# Design Language for namu.quest

## Aesthetics and Tone

namu.quest (namu meaning "tree" in Korean) rejects the polished, harmonious conventions of modern web design and instead occupies the visual territory of an underground zine about arboriculture -- photocopied, misregistered, stapled together by hand, and sold from a cardboard box at a radical bookshop. The aesthetic is **anti-design**: deliberately confrontational composition, clashing scale relationships, visible grid violations, and a refusal of decorative polish. But beneath the surface chaos lives a deep respect for trees, for roots, for the slow patience of growth rings. The tone is **grounded-earthy** -- not polished corporate green, but the actual dirt-under-fingernails groundedness of someone who plants trees and reads dense ecological monographs.

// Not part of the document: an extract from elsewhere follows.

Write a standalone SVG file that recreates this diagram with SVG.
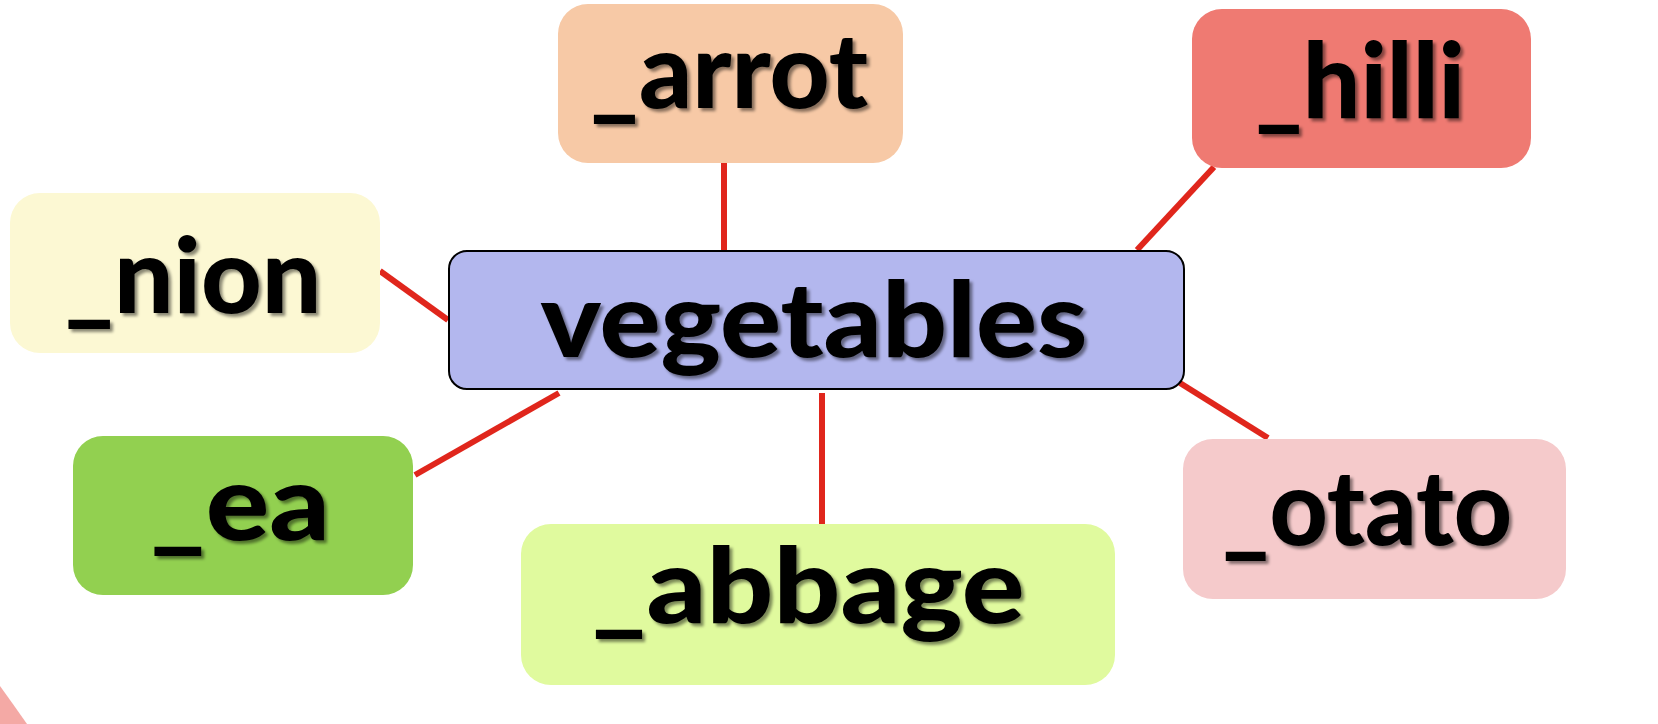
<svg xmlns="http://www.w3.org/2000/svg" width="1658" height="724" viewBox="0 0 1658 724">
<defs>
<style>
.lbl{font-family:Lato,"Liberation Sans","DejaVu Sans",sans-serif;font-weight:900;font-size:104px;fill:#000;text-anchor:middle;filter:url(#sh)}
.con{stroke:#E0261C;stroke-width:6;fill:none}
</style>
<filter id="sh" x="-10%" y="-10%" width="130%" height="140%">
<feDropShadow dx="3" dy="3" stdDeviation="1.5" flood-color="#000" flood-opacity="0.45"/>
</filter>
</defs>
<rect width="1658" height="724" fill="#fff"/>
<path d="M0,686 Q13,704 27,724 L0,724 Z" fill="#F4A9A5"/>
<g id="connectors">
<line class="con" x1="724" y1="163" x2="724" y2="252"/>
<line class="con" x1="1214" y1="167" x2="1137" y2="250"/>
<line class="con" x1="380" y1="271" x2="448" y2="320"/>
<line class="con" x1="415" y1="475" x2="559" y2="393"/>
<line class="con" x1="822" y1="393" x2="822" y2="524"/>
<line class="con" x1="1180" y1="383" x2="1268" y2="438"/>
</g>
<g id="carrot">
<rect x="558" y="4" width="345" height="159" rx="30" fill="#F7C9A6"/>
<text class="lbl" x="729" y="108" textLength="278" lengthAdjust="spacingAndGlyphs">_arrot</text>
</g>
<g id="chilli">
<rect x="1192" y="9" width="339" height="159" rx="30" fill="#EF7A72"/>
<text class="lbl" x="1360" y="118" textLength="210" lengthAdjust="spacingAndGlyphs">_hilli</text>
</g>
<g id="onion">
<rect x="10" y="193" width="370" height="160" rx="30" fill="#FCF8D3"/>
<text class="lbl" x="193" y="313" textLength="257" lengthAdjust="spacingAndGlyphs">_nion</text>
</g>
<g id="vegetables">
<rect x="449" y="251" width="735" height="138" rx="18" fill="#B3B7EE" stroke="#000" stroke-width="2"/>
<text class="lbl" x="814" y="357" textLength="547" lengthAdjust="spacingAndGlyphs">vegetables</text>
</g>
<g id="pea">
<rect x="73" y="436" width="340" height="159" rx="30" fill="#92D050"/>
<text class="lbl" x="240" y="540" textLength="180" lengthAdjust="spacingAndGlyphs">_ea</text>
</g>
<g id="cabbage">
<rect x="521" y="524" width="594" height="161" rx="30" fill="#E0FA9E"/>
<text class="lbl" x="808" y="623" textLength="433" lengthAdjust="spacingAndGlyphs">_abbage</text>
</g>
<g id="potato">
<rect x="1183" y="439" width="383" height="160" rx="30" fill="#F5CACB"/>
<text class="lbl" x="1367" y="545" textLength="290" lengthAdjust="spacingAndGlyphs">_otato</text>
</g>
</svg>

The mood evokes an eccentric dendrologist's personal archive: field notebooks with coffee stains, xeroxed pages from obscure botany journals, hand-corrected proofs, pressed leaves taped over typeset columns. There is an intellectual seriousness here -- this is not whimsy, not playfulness. It is the stubbornness of someone who believes that how a tree grows is the most important question in the world, and who has no patience for making that belief look "nice."

The visual language takes cues from 1970s radical publishing (Whole Earth Catalog, CoEvolution Quarterly), punk zine culture, and the typographic experiments of David Carson and Emigre magazine -- but filtered through a nature-obsessed, research-heavy lens. Every element feels like it was placed by someone who cares more about the content than the container.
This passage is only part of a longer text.